Disruption. Growth. Scalability. Personal brand. Hustle. Optimization.

These words did not arrive neutral. Each one contains a worldview. Each one assumes that a human life is a project to be managed, an output to be maximized, a product to be positioned.

To adopt this vocabulary is not simply to communicate more efficiently.

It is to accept, without examination, the assumptions embedded in each syllable.

And because the words are new, because they carry the authority of the present, because to refuse them is to seem resistant, outdated, difficult —

most people step inside without noticing the door closing behind them.

This is the full architecture.

Language numbed through repetition. Language redirected through substitution. Language restricted through reduction. Language pre-loaded through invention.

And all of it operating beneath the threshold of awareness, because the medium of the operation is the same medium you use to think.

You cannot step outside language to examine language the way you can step outside a building to examine its walls.

You are always already inside it.

This is not a reason for despair.

It is a reason for precision.

The person who begins to notice which words arrive pre-loaded, which words have been quietly redirected, which words once named something they no longer name —

that person has begun to reclaim something.

Not certainty.
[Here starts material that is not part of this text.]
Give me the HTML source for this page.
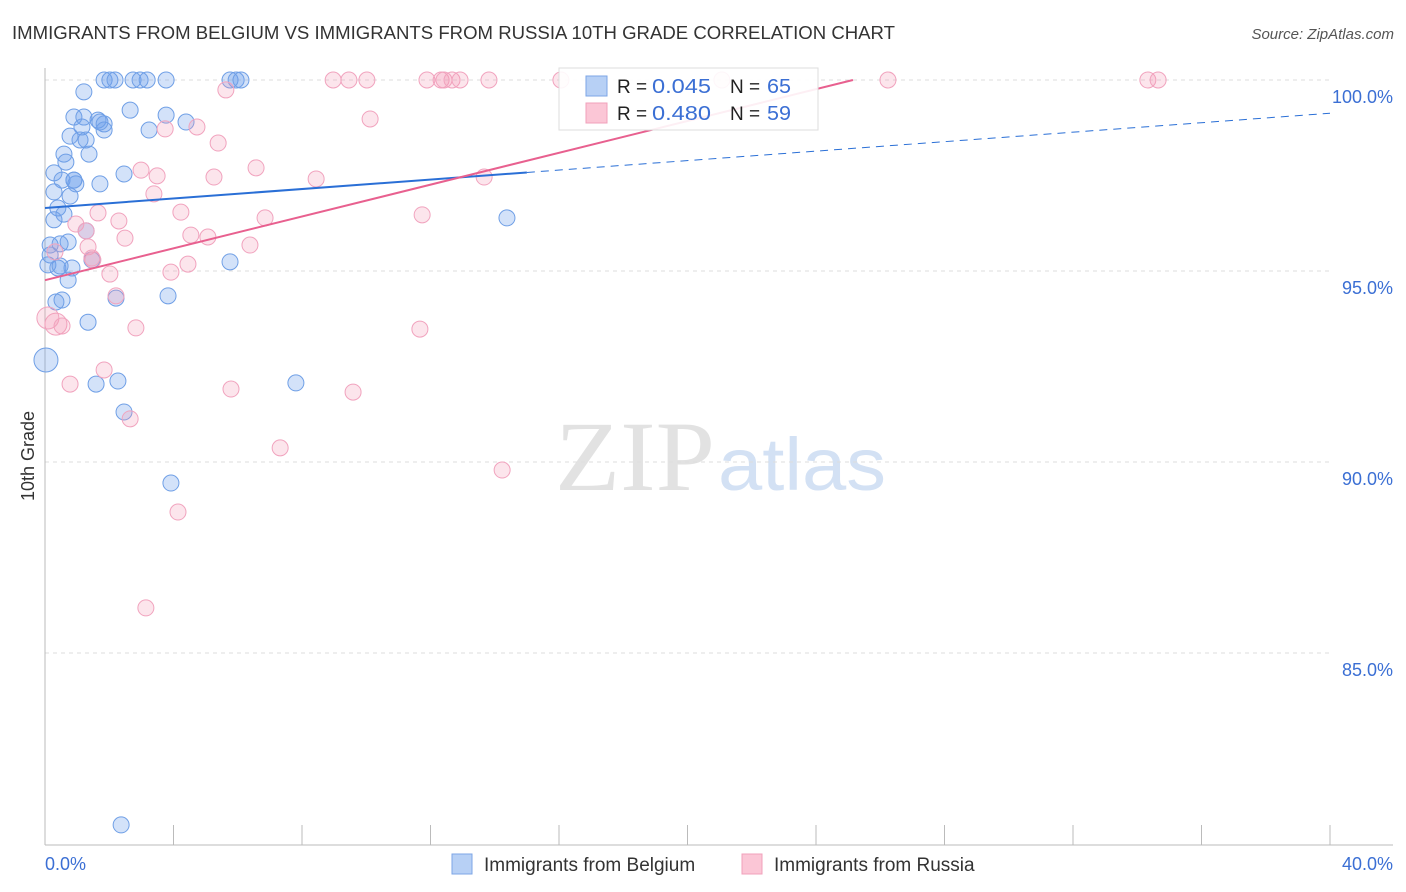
<!DOCTYPE html>
<html><head><meta charset="utf-8"><style>
body{margin:0;background:#fff;font-family:"Liberation Sans",sans-serif;}
svg{display:block}
</style></head><body>
<svg id="chart" width="1406" height="892"></svg>
<script>
const blueX=[1.84,2.02,2.18,2.74,2.96,3.18,3.77,5.76,5.95,6.10,1.21,2.65,0.90,1.21,1.65,1.84,3.77,4.39,1.15,0.78,1.09,1.28,1.84,3.24,0.59,1.37,0.65,2.46,0.28,0.53,0.90,0.96,1.71,0.28,0.78,0.40,0.59,0.28,1.28,0.16,0.72,0.47,0.16,0.09,0.40,0.84,1.46,5.76,0.72,0.53,0.34,2.21,3.83,1.34,0.03,1.59,2.27,7.81,2.46,3.92,2.37,14.38,0.90,1.71,0.47];
const blueY=[100,100,100,100,100,100,100,100,100,100,99.69,99.21,99.03,99.03,98.95,98.85,99.08,98.90,98.77,98.53,98.43,98.43,98.69,98.69,98.06,98.06,97.85,97.54,97.57,97.38,97.38,97.28,97.28,97.07,96.96,96.65,96.49,96.34,96.05,95.68,95.76,95.71,95.42,95.16,95.08,95.08,95.29,95.24,94.76,94.24,94.19,94.29,94.35,93.66,92.67,92.04,92.12,92.07,91.31,89.45,80.5,96.39,97.38,98.90,95.13];
const pinkX=[8.97,9.46,10.02,11.89,12.33,12.42,12.67,12.92,13.82,16.06,21.07,26.24,34.33,34.65,5.63,10.12,4.73,3.74,5.39,2.99,6.57,3.49,5.26,8.44,13.67,3.39,1.65,4.23,6.85,11.74,2.30,0.96,1.28,4.54,5.07,2.49,6.38,1.34,0.31,1.49,4.45,3.92,2.02,2.21,2.83,0.34,0.09,11.67,0.78,1.84,5.79,9.59,2.65,7.32,14.23,4.14,3.14,0.53,1.46];
const pinkY=[100,100,100,100,100,100,100,100,100,100,100,100,100,100,99.74,98.98,98.77,98.72,98.35,97.64,97.70,97.49,97.46,97.41,97.46,97.02,96.52,96.54,96.39,96.47,96.31,96.23,96.05,95.94,95.89,95.86,95.68,95.63,95.50,95.29,95.18,94.97,94.92,94.35,93.51,93.61,93.77,93.48,92.04,92.41,91.91,91.83,91.13,90.37,89.79,88.69,86.18,93.56,95.34];
const yTicks=[100,95,90,85];
const yTickLabels=["100.0%","95.0%","90.0%","85.0%"];
const blueTrend=[96.65,99.13]; const blueSolidEnd=15;
const pinkTrend=[94.76,100]; const pinkEnd=25.15;

const X=v=>45+v*32.125, Y=v=>80+(100-v)*38.2;
const svg=document.getElementById('chart');
const NS='http://www.w3.org/2000/svg';
function mk(t,a,txt){const e=document.createElementNS(NS,t);for(const k in a)e.setAttribute(k,a[k]);if(txt!==undefined)e.textContent=txt;svg.appendChild(e);return e;}

let e;
e=mk('text',{x:12,y:39,'font-size':18,fill:'#333',textLength:883,lengthAdjust:'spacingAndGlyphs'},'IMMIGRANTS FROM BELGIUM VS IMMIGRANTS FROM RUSSIA 10TH GRADE CORRELATION CHART');


e=mk('text',{x:1394,y:39,'font-size':15,fill:'#555','text-anchor':'end','font-style':'italic'},'Source: ZipAtlas.com');


e=mk('text',{x:555,y:490,'font-size':100,fill:'#e2e2e2','font-family':'Liberation Serif',textLength:160,lengthAdjust:'spacingAndGlyphs'},'ZIP');


e=mk('text',{x:718,y:490,'font-size':74,fill:'#d3e1f4',textLength:168,lengthAdjust:'spacingAndGlyphs'},'atlas');



yTicks.forEach((t,i)=>{
  e=mk('line',{x1:45,x2:1330,y1:Y(t),y2:Y(t),stroke:'#ddd','stroke-dasharray':'4,4'});
  
  
  e=mk('text',{x:1393,y:Y(t)+23,'font-size':18,fill:'#3b6fd4','text-anchor':'end'},yTickLabels[i]);
  
  
});
e=mk('line',{x1:45,x2:45,y1:68,y2:845,stroke:'#bbb'});


e=mk('line',{x1:45,x2:1393,y1:845,y2:845,stroke:'#bbb'});


for(let i=0;i<=10;i++){
  e=mk('line',{x1:X(i*4),x2:X(i*4),y1:825,y2:845,stroke:'#bbb'});
  
  
}
e=mk('text',{x:45,y:870,'font-size':18,fill:'#3b6fd4'},'0.0%');


e=mk('text',{x:1393,y:870,'font-size':18,fill:'#3b6fd4','text-anchor':'end'},'40.0%');


e=mk('text',{x:34,y:456,'font-size':18,fill:'#333','text-anchor':'middle',transform:'rotate(-90 34 456)'},'10th Grade');



blueX.forEach((x,i)=>{
  e=mk('circle',{cx:X(x),cy:Y(blueY[i]),r:i==54?12:8,fill:'rgba(110,160,235,0.3)',stroke:'#6f9fe6','stroke-width':1});
  
  
});
pinkX.forEach((x,i)=>{
  e=mk('circle',{cx:X(x),cy:Y(pinkY[i]),r:(i==46||i==45)?11:8,fill:'rgba(245,150,180,0.25)',stroke:'#f1a3be','stroke-width':1});
  
  
});
const bAt=x=>blueTrend[0]+(blueTrend[1]-blueTrend[0])*x/40;
e=mk('line',{x1:X(0),y1:Y(bAt(0)),x2:X(blueSolidEnd),y2:Y(bAt(blueSolidEnd)),stroke:'#2a6fd6','stroke-width':2});


e=mk('line',{x1:X(blueSolidEnd),y1:Y(bAt(blueSolidEnd)),x2:X(40),y2:Y(bAt(40)),stroke:'#2a6fd6','stroke-width':1,'stroke-dasharray':'8,6'});


e=mk('line',{x1:X(0),y1:Y(pinkTrend[0]),x2:X(pinkEnd),y2:Y(pinkTrend[1]),stroke:'#e8608f','stroke-width':2});



e=mk('rect',{x:559,y:68,width:259,height:62,fill:'rgba(255,255,255,0.9)',stroke:'#ddd'});


[['#b7d0f5','#7ca6e6','0.045','65',86],['#fbc6d6','#f0a0bb','0.480','59',113]].forEach(r=>{
  e=mk('rect',{x:586,y:r[4]-10,width:21,height:20,fill:r[0],stroke:r[1]});
  
  
  e=mk('text',{x:617,y:r[4]+7,'font-size':19,fill:'#222'},'R = ');
  
  
  e=mk('text',{x:652,y:r[4]+7,'font-size':20,fill:'#3b6fd4',textLength:59,lengthAdjust:'spacingAndGlyphs'},r[2]);
  
  
  e=mk('text',{x:730,y:r[4]+7,'font-size':19,fill:'#222'},'N = ');
  
  
  e=mk('text',{x:767,y:r[4]+7,'font-size':20,fill:'#3b6fd4',textLength:24,lengthAdjust:'spacingAndGlyphs'},r[3]);
  
  
});
[[452,'#b7d0f5','#7ca6e6','Immigrants from Belgium'],[742,'#fbc6d6','#f0a0bb','Immigrants from Russia']].forEach(r=>{
  e=mk('rect',{x:r[0],y:854,width:20,height:20,fill:r[1],stroke:r[2]});
  
  
  e=mk('text',{x:r[0]+32,y:871,'font-size':19,fill:'#333'},r[3]);
  
  
});
</script>
</body></html>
Not a purer language untouched by power.

Only attention.

The kind of attention that pauses before a word and asks:

What did this once carry? What does it carry now? Who benefits from the difference?

Two hundred texts on this platform have been written in language.

Language borrowed, shaped, inherited, partially distorted, partially alive.

Every sentence here was built from words that arrived already used.

And still, something moves between them.

Because language, even hollowed, even redirected, even numbed —

retains, somewhere in its structure, the memory of what it was built to do.

To reach one interior from another.

The question is not whether the words are pure.

The question is whether, reading this, anything in you briefly remembered what it felt like when a word could still stop you.